# DO THIS
Retype exactly what runs from the first line of the data to the line with "y_fill_dn = [170, 163]", keeping both of those lines and skipping pictures.

# SOURCE EXCERPT
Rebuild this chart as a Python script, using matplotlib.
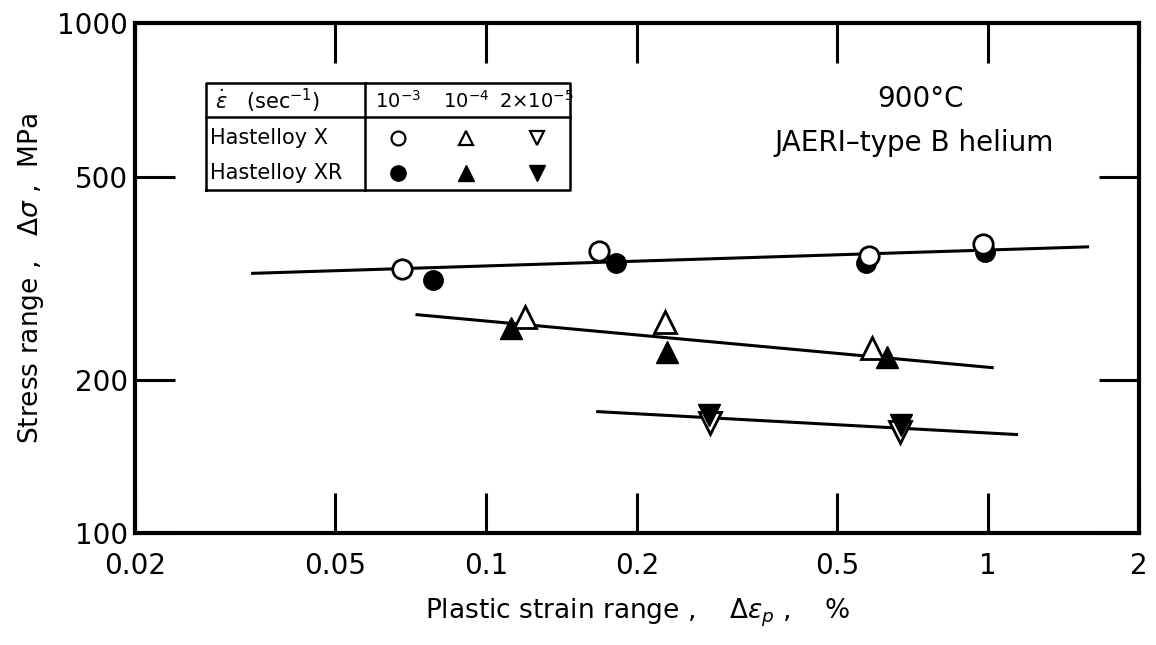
import numpy as np
import matplotlib.pyplot as plt
from matplotlib.ticker import FixedLocator, FixedFormatter, NullLocator

# Hastelloy X (open) and Hastelloy XR (filled), plastic strain range % vs stress range MPa
x_open_circ = [0.068, 0.168, 0.580, 0.977]
y_open_circ = [329, 358, 350, 369]
x_fill_circ = [0.0785, 0.182, 0.572, 0.986]
y_fill_circ = [314, 339, 339, 356]

x_open_up = [0.1197, 0.227, 0.588]
y_open_up = [265, 259, 231]
x_fill_up = [0.112, 0.230, 0.630]
y_fill_up = [252, 226, 221]

x_open_dn = [0.279, 0.668]
y_open_dn = [164, 158]
x_fill_dn = [0.278, 0.672]
y_fill_dn = [170, 163]

# fitted lines (end points)
line1_x = [0.0343, 1.58]
line1_y = [323, 364]
line2_x = [0.0729, 1.02]
line2_y = [268, 211]
line3_x = [0.167, 1.14]
line3_y = [173, 156]

xticks = [0.02, 0.05, 0.1, 0.2, 0.5, 1, 2]
xlabels = ["0.02", "0.05", "0.1", "0.2", "0.5", "1", "2"]
yticks = [100, 200, 500, 1000]
ylabels = ["100", "200", "500", "1000"]

fig = plt.figure(figsize=(11.56, 6.45), dpi=100)
ax = fig.add_axes([0.1168, 0.1736, 0.8685, 0.7907])
ax.set_xscale("log")
ax.set_yscale("log")
ax.set_xlim(0.02, 2)
ax.set_ylim(100, 1000)

for lx, ly in [(line1_x, line1_y), (line2_x, line2_y), (line3_x, line3_y)]:
    ax.plot(lx, ly, color="k", lw=2.2, zorder=2)

ms_c = 14
ms_t = 16
ax.plot(x_fill_circ, y_fill_circ, "o", ms=ms_c, mfc="k", mec="k", zorder=3)
ax.plot(x_open_circ, y_open_circ, "o", ms=ms_c, mfc="white", mec="k", mew=2, zorder=4)
ax.plot(x_fill_up, y_fill_up, "^", ms=ms_t, mfc="k", mec="k", zorder=3)
ax.plot(x_open_up, y_open_up, "^", ms=ms_t, mfc="white", mec="k", mew=2, zorder=4)
ax.plot(x_open_dn, y_open_dn, "v", ms=ms_t, mfc="white", mec="k", mew=2, zorder=3)
ax.plot(x_fill_dn, y_fill_dn, "v", ms=ms_t, mfc="k", mec="k", zorder=4)

for s in ax.spines.values():
    s.set_linewidth(3)

ax.xaxis.set_major_locator(FixedLocator(xticks))
ax.xaxis.set_major_formatter(FixedFormatter(xlabels))
ax.xaxis.set_minor_locator(NullLocator())
ax.yaxis.set_major_locator(FixedLocator(yticks))
ax.yaxis.set_major_formatter(FixedFormatter(ylabels))
ax.yaxis.set_minor_locator(NullLocator())
ax.tick_params(which="major", direction="in", length=29, width=2.2,
               top=True, right=True, labelsize=20)
ax.tick_params(axis="x", pad=14)
ax.tick_params(axis="y", pad=5)

ax.set_xlabel(r"Plastic strain range ,    $\Delta\varepsilon_p$ ,    %", fontsize=19, labelpad=12)
ax.set_ylabel(r"Stress range ,   $\Delta\sigma$ ,  MPa", fontsize=19, labelpad=8)

ax.text(0.782, 0.851, "900°C", transform=ax.transAxes, fontsize=20, ha="center", va="center")
ax.text(0.776, 0.765, "JAERI–type B helium", transform=ax.transAxes, fontsize=20, ha="center", va="center")

# legend table
tx0, tx1, tdiv = 0.0707, 0.433, 0.229
ty0, ty1, thead = 0.673, 0.882, 0.816
tr = ax.transAxes
ax.plot([tx0, tx1, tx1, tx0, tx0], [ty0, ty0, ty1, ty1, ty0], color="k", lw=1.8, transform=tr)
ax.plot([tx0, tx1], [thead, thead], color="k", lw=1.8, transform=tr)
ax.plot([tdiv, tdiv], [ty0, ty1], color="k", lw=1.8, transform=tr)

col_x = [0.262, 0.330, 0.400]
row_y = [0.847, 0.775, 0.706]
ax.text(0.080, row_y[0], r"$\dot{\varepsilon}$   (sec$^{-1}$)", transform=tr, fontsize=15, va="center")
for cx, lab in zip(col_x, [r"10$^{-3}$", r"10$^{-4}$", r"2×10$^{-5}$"]):
    ax.text(cx, row_y[0], lab, transform=tr, fontsize=14, ha="center", va="center")
ax.text(0.075, row_y[1], "Hastelloy X", transform=tr, fontsize=15, va="center")
ax.text(0.075, row_y[2], "Hastelloy XR", transform=tr, fontsize=15, va="center")
for cx, m in zip(col_x, ["o", "^", "v"]):
    ax.plot([cx], [row_y[1]], m, ms=10, mfc="white", mec="k", mew=1.6, transform=tr)
    ax.plot([cx], [row_y[2]], m, ms=11, mfc="k", mec="k", transform=tr)

fig.savefig("out.png", dpi=100)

# EXPECTED OUTPUT
Rebuild this chart as a Python script, using matplotlib.
import numpy as np
import matplotlib.pyplot as plt
from matplotlib.ticker import FixedLocator, FixedFormatter, NullLocator

# Hastelloy X (open) and Hastelloy XR (filled), plastic strain range % vs stress range MPa
x_open_circ = [0.068, 0.168, 0.580, 0.977]
y_open_circ = [329, 358, 350, 369]
x_fill_circ = [0.0785, 0.182, 0.572, 0.986]
y_fill_circ = [314, 339, 339, 356]

x_open_up = [0.1197, 0.227, 0.588]
y_open_up = [265, 259, 231]
x_fill_up = [0.112, 0.230, 0.630]
y_fill_up = [252, 226, 221]

x_open_dn = [0.279, 0.668]
y_open_dn = [164, 158]
x_fill_dn = [0.278, 0.672]
y_fill_dn = [170, 163]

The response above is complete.